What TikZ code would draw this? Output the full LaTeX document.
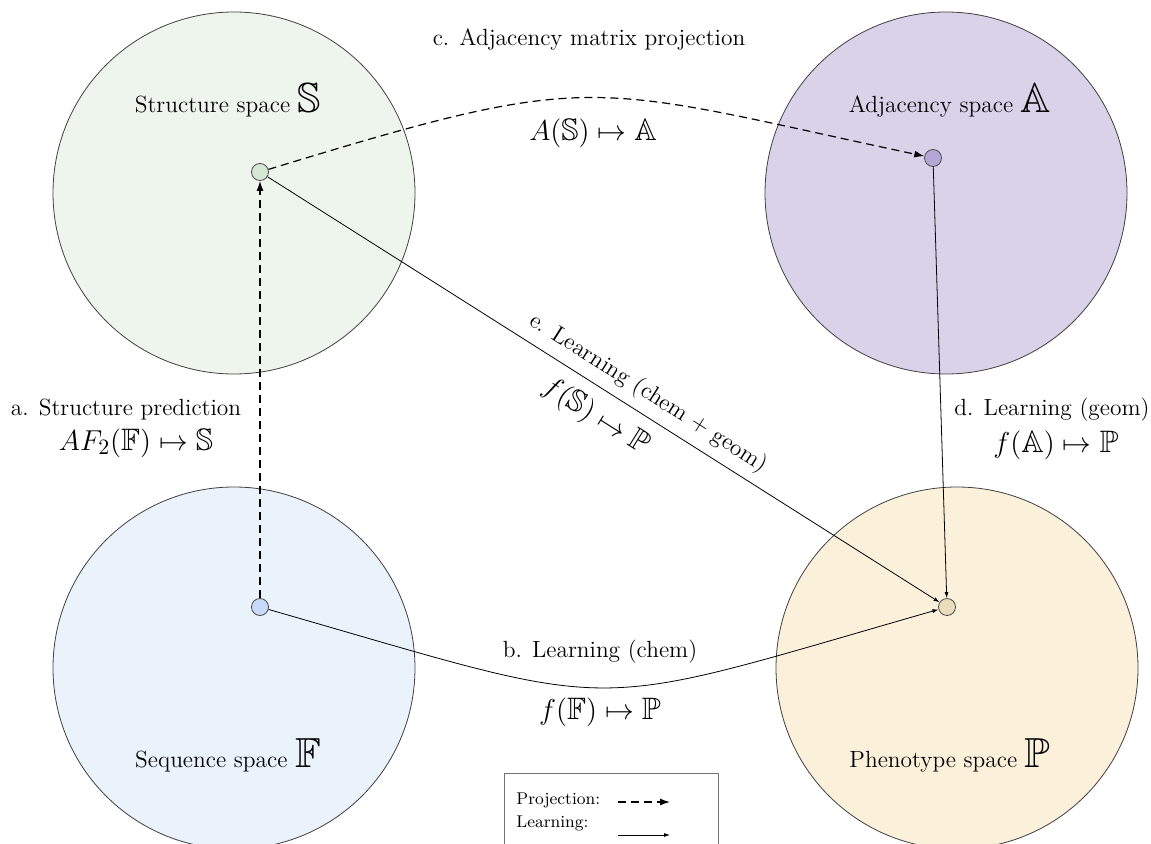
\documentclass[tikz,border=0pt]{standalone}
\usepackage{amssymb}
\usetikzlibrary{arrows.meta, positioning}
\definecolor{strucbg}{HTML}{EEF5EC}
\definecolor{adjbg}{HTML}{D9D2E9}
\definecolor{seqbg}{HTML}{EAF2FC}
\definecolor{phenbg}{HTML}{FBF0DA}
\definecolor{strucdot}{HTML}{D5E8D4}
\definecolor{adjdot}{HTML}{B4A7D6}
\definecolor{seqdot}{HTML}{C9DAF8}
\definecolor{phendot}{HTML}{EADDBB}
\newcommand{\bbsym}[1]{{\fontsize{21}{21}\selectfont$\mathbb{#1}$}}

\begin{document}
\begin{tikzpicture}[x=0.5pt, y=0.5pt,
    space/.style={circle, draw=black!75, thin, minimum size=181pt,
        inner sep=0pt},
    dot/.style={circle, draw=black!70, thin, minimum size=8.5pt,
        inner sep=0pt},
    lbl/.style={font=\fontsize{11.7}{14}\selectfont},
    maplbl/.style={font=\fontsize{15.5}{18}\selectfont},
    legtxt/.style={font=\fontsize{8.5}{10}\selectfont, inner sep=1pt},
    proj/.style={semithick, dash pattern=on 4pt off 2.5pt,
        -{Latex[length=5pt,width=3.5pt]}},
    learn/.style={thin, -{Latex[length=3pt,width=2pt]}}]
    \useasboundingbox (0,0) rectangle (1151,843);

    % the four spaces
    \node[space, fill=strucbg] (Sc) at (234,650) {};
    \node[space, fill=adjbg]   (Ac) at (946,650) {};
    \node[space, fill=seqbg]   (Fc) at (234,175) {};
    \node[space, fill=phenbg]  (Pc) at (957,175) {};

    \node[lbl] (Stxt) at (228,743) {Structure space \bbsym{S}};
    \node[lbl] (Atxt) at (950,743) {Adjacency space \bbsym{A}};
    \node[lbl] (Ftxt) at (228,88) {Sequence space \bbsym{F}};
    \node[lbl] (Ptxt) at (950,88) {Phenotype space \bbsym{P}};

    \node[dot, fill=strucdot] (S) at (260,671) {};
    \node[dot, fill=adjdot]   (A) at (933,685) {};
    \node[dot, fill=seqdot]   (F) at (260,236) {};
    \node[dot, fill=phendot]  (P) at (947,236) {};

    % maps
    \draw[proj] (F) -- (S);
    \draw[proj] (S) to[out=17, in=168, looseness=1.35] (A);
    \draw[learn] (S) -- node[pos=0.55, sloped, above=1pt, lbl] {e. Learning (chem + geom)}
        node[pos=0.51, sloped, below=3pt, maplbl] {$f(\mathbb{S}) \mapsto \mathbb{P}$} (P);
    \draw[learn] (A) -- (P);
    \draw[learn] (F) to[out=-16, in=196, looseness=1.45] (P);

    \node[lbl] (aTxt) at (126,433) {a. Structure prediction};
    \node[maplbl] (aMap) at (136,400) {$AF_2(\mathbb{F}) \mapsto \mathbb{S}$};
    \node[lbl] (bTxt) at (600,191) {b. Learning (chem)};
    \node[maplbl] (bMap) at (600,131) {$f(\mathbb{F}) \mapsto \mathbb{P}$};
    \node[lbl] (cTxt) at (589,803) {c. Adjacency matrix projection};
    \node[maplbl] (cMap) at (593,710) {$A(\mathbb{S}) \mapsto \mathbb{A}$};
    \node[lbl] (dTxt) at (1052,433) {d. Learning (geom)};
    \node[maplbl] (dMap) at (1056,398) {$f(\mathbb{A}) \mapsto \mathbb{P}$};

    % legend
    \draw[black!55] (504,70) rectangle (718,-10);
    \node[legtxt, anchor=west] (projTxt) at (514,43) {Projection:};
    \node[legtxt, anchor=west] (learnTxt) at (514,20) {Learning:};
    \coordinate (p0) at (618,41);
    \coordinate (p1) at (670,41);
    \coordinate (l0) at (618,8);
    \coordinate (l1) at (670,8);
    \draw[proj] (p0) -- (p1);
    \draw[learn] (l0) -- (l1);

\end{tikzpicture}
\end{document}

----

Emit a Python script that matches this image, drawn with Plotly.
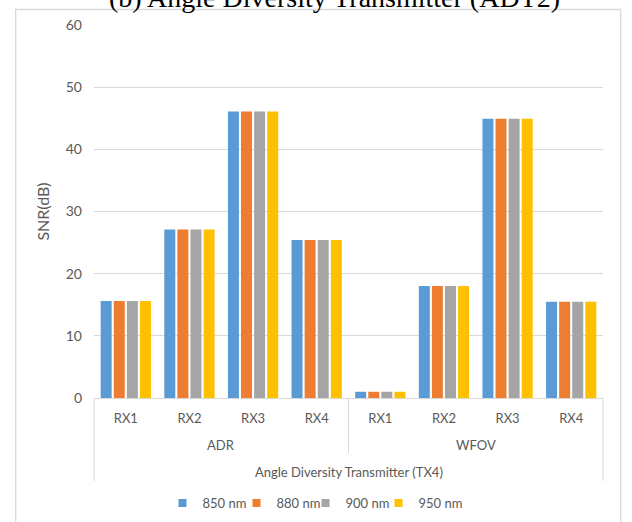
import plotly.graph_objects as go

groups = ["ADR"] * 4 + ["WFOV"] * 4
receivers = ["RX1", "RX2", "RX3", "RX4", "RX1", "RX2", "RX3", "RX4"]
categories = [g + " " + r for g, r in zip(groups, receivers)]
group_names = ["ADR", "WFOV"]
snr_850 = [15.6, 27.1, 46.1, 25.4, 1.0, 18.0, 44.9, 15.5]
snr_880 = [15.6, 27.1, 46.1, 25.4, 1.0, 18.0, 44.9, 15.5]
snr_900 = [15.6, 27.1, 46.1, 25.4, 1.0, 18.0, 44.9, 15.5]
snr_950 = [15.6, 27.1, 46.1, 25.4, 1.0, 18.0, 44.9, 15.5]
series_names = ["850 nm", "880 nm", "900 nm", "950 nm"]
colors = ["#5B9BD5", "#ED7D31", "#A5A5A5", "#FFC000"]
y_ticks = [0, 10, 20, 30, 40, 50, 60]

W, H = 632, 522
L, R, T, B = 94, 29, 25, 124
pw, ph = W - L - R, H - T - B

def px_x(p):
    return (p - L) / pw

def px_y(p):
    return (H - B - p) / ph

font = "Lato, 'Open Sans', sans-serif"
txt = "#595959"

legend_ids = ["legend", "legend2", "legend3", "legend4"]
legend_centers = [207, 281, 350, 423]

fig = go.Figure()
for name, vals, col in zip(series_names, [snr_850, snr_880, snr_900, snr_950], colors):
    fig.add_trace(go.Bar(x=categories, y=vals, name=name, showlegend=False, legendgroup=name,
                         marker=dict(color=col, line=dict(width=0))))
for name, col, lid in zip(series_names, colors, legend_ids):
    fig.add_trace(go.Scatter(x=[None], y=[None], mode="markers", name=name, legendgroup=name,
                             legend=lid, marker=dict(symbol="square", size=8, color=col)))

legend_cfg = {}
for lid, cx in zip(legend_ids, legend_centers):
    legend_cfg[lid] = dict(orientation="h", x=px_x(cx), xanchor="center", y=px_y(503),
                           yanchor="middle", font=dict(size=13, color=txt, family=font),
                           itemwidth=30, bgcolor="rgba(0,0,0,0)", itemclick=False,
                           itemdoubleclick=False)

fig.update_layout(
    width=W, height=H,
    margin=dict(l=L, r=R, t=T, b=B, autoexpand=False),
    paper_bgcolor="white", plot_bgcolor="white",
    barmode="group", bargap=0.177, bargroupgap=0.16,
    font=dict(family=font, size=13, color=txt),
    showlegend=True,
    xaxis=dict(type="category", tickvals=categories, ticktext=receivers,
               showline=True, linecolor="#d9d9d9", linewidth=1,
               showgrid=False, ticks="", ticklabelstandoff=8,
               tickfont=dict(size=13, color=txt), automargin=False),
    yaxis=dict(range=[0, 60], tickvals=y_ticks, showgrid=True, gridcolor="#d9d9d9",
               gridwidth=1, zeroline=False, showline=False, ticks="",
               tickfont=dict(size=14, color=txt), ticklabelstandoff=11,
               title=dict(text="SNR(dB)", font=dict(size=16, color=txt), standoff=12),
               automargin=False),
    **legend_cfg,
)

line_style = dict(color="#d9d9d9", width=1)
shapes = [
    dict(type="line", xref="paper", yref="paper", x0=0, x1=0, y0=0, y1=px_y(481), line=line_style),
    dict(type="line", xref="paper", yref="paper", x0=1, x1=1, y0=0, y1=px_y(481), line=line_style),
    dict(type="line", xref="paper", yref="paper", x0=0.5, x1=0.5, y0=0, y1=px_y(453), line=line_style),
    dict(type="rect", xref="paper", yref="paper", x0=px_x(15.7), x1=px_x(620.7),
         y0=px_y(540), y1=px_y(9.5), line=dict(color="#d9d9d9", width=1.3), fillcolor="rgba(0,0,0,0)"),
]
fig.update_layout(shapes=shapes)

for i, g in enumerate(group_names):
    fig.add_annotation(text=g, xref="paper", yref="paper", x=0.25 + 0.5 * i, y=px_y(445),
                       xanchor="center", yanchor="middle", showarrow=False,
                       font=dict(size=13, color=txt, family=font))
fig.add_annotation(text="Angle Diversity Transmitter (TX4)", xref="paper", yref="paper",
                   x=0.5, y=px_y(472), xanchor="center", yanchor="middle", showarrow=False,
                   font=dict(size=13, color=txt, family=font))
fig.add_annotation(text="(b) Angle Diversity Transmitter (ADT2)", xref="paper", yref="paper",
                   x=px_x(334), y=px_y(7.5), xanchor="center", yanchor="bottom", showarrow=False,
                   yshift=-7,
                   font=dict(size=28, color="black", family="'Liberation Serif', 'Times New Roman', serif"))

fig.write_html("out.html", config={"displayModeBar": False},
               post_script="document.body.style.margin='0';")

----

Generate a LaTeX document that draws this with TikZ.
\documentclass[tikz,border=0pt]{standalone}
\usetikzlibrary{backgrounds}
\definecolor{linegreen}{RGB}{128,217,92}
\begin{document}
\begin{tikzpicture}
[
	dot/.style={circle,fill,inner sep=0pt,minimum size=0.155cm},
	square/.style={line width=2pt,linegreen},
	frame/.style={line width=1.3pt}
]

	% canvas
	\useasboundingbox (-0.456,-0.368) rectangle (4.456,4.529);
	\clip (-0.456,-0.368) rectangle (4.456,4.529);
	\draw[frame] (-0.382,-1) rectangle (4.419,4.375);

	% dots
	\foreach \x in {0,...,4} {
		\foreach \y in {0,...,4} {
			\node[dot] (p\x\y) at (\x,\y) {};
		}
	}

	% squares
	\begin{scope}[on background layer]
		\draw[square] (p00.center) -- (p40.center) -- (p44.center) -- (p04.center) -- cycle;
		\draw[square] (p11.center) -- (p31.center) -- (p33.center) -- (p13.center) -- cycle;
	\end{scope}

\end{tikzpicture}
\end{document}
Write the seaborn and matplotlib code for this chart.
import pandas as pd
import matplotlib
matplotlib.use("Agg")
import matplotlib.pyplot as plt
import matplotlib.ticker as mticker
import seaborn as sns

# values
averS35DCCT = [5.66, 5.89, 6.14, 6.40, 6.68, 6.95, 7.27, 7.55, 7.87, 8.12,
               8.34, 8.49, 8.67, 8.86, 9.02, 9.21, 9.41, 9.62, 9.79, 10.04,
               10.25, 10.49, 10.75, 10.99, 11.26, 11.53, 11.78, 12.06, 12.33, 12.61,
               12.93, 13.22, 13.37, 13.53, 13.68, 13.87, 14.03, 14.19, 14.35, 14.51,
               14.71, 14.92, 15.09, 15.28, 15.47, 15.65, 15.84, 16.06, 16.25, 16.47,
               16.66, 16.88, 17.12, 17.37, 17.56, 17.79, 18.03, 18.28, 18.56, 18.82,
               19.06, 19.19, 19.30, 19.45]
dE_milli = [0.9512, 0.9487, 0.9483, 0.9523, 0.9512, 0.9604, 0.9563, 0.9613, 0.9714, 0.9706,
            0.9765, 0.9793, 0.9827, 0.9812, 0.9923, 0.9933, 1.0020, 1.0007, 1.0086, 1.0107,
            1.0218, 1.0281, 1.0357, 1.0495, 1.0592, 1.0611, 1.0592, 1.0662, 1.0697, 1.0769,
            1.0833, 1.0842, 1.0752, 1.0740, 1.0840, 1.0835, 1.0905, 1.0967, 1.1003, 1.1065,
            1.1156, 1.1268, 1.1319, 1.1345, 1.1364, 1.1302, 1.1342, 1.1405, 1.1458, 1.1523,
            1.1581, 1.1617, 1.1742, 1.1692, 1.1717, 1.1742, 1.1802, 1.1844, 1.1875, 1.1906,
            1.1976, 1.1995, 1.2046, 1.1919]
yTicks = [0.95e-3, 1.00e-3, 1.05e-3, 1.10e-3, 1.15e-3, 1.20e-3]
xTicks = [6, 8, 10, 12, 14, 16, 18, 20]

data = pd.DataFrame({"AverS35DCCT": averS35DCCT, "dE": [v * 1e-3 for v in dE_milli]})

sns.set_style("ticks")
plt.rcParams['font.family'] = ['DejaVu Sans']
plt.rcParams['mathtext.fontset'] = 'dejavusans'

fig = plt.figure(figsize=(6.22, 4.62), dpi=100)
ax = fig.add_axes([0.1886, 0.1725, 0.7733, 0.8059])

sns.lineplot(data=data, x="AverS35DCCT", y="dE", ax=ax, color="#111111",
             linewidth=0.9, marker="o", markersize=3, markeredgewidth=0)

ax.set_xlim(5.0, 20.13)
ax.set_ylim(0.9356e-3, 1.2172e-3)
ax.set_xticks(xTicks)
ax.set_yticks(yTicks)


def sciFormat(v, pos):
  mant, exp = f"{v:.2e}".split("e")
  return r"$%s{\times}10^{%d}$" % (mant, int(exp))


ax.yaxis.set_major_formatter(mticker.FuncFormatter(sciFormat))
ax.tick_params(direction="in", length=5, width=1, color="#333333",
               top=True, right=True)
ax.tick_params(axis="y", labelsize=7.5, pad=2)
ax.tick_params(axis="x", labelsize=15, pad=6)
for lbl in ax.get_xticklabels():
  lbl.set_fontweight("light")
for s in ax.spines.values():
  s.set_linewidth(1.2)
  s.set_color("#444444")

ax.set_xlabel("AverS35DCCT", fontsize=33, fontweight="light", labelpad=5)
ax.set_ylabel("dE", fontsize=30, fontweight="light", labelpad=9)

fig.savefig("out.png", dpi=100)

----

# [SET PROBLEM]
Repeat exactly, and only, the lines from the one containing "Write the seaborn" through the one containing "import seaborn as sns", both included.

# [TASK OUTPUT]
Write the seaborn and matplotlib code for this chart.
import pandas as pd
import matplotlib
matplotlib.use("Agg")
import matplotlib.pyplot as plt
import matplotlib.ticker as mticker
import seaborn as sns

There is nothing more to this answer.